Photo :EPSRC
In this Canadian prairie soil, a brown
organic layer overlies gravel containing natural calcium-bearing
carbonates, which could aid the fight against global warming.
Three mounds of soil, covered in wild grasses in an abandoned corner
of the quarry. Apparently, nothing could be more ordinary. Unless you
are David Manning, professor of geology at Newcastle University (United
Kingdom), for whom they were the source of a very big surprise. These
tumuli concretize an experiment that the scientist has been conducting
since 2002 in this quarry for road works materials.
There, David Manning tested a mixture of compost and quarry
dust in order to evaluate whether it would make a good ground cover
after the quarry’s closing. In 2007, when he returned to the site, he
observed that crystals of calcium carbonate – i.e., chalk – had formed
in totally unexpected proportions. A subsequent analysis showed that
the carbonates came from the plants and not from the stone.
That observation led the geologist to think that there was
a completely new way of absorbing carbon gas: stimulation of plants’
natural carbon fixation process. We know that plants absorb CO2 through
photosynthesis. But they secrete part of it in the form of organic
acid. Why? "It’s the result of stress," explains David Manning. "When
they lack nourishment, they release an acid that dissolves the
underlying stone and frees nutritive elements, such as phosphorus."
In most soils, that carbon returns to the atmosphere. But
in calcium-rich soil, the acid, which contains carbon, reacts with the
calcium by forming calcium carbonate deposits around the roots.

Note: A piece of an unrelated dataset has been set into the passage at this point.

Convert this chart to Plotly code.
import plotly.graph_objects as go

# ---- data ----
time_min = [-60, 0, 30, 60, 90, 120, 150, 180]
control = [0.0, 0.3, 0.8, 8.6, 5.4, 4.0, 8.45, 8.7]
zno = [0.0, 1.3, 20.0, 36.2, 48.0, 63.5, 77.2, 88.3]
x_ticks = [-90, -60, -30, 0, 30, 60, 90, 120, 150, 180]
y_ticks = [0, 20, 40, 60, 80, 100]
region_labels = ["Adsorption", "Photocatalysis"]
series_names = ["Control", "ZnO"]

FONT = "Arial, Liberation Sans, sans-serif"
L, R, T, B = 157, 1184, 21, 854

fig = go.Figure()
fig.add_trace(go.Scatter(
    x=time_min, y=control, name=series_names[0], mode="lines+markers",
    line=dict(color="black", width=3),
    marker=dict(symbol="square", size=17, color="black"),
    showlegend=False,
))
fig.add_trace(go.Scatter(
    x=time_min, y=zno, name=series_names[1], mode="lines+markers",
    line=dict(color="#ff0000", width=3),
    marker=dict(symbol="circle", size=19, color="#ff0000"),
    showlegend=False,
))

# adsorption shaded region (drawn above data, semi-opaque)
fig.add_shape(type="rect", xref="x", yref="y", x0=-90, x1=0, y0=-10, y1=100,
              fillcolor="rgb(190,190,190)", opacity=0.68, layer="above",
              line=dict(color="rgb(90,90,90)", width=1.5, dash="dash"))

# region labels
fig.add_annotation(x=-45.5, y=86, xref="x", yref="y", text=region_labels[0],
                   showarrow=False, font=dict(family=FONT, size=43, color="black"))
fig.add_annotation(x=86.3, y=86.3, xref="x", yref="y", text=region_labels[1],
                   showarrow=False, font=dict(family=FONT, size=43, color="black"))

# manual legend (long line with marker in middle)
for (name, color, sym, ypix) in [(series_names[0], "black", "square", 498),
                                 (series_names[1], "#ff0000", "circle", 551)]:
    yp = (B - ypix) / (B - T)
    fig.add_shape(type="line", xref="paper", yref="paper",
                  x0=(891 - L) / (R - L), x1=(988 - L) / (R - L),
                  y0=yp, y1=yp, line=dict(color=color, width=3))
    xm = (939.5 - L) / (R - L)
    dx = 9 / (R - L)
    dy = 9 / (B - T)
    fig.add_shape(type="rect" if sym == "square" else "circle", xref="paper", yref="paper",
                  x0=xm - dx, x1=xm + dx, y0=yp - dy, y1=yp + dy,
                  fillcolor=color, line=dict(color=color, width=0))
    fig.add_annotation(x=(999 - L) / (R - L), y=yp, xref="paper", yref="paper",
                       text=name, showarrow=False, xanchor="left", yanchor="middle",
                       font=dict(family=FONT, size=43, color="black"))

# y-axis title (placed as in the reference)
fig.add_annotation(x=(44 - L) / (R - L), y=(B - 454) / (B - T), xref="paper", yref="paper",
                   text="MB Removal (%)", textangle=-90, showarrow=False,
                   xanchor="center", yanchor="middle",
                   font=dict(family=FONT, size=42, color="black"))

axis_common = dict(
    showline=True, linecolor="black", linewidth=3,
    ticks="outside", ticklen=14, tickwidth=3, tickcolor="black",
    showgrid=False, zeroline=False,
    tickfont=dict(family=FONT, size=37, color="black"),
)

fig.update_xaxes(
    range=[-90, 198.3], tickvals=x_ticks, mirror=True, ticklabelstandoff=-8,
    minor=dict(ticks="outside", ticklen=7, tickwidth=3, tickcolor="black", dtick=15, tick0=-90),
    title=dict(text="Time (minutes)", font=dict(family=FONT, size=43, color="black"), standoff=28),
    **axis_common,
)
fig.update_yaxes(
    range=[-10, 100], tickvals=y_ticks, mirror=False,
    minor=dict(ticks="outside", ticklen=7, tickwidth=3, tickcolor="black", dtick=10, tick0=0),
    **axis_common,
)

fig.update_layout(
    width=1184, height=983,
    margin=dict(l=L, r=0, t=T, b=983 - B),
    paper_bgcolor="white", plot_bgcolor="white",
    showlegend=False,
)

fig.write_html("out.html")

Isotopic analyses have shown that this carbon-trapping is significant:
it could reach 150 kg [330 lbs.] per year per hectare in a field of
wheat.
The carbonates in the soil remain stable for very long
periods and consequently constitute a virtually permanent geological
carbon sink. "They could be used passively, the same way reed beds are
used in lagoons to grab heavy metals out of polluted water," David
Manning asserts.
By enriching soils with calcium, we could, in fact,
stimulate this process. Such calcium could come from volcanic rock
quarries, which produce great quantities of it through the dust they
generate. Demolition sites could also constitute another source of
calcium, as could steelmaking.
A Computer Model
According to David Manning, the 2.5 million hectares of
wheat cultivated in England could, in this way, absorb 14 million tons
of CO2, or close to 3 percent of the country’s emissions. But carbon
could also be sunk on restored quarry or construction sites planted
with vegetation.
The validity of the method still has to be verified by a
network of laboratories. The researchers will make up artificial soils,
highly enriched with calcium, and grow wheat, lupin and sedum in order
to measure the amount of carbon fixed. That will allow a computer model
to be developed that will define the speed and the quantities of
calcium carbonate formation in soils with different compositions. "This
method of fighting climate change could be almost painless," David
Manning believes.
This experimentation is highly illustrative of the new
interest soil arouses as climatologists discover it is a major actor in
the carbon cycle. The planet’s soils contain more carbon gas that the
atmosphere and terrestrial vegetation: 1,500 billion tons in organic
soils and 720 billion tons in carbonated soils, versus 500 billion tons
in all vegetation.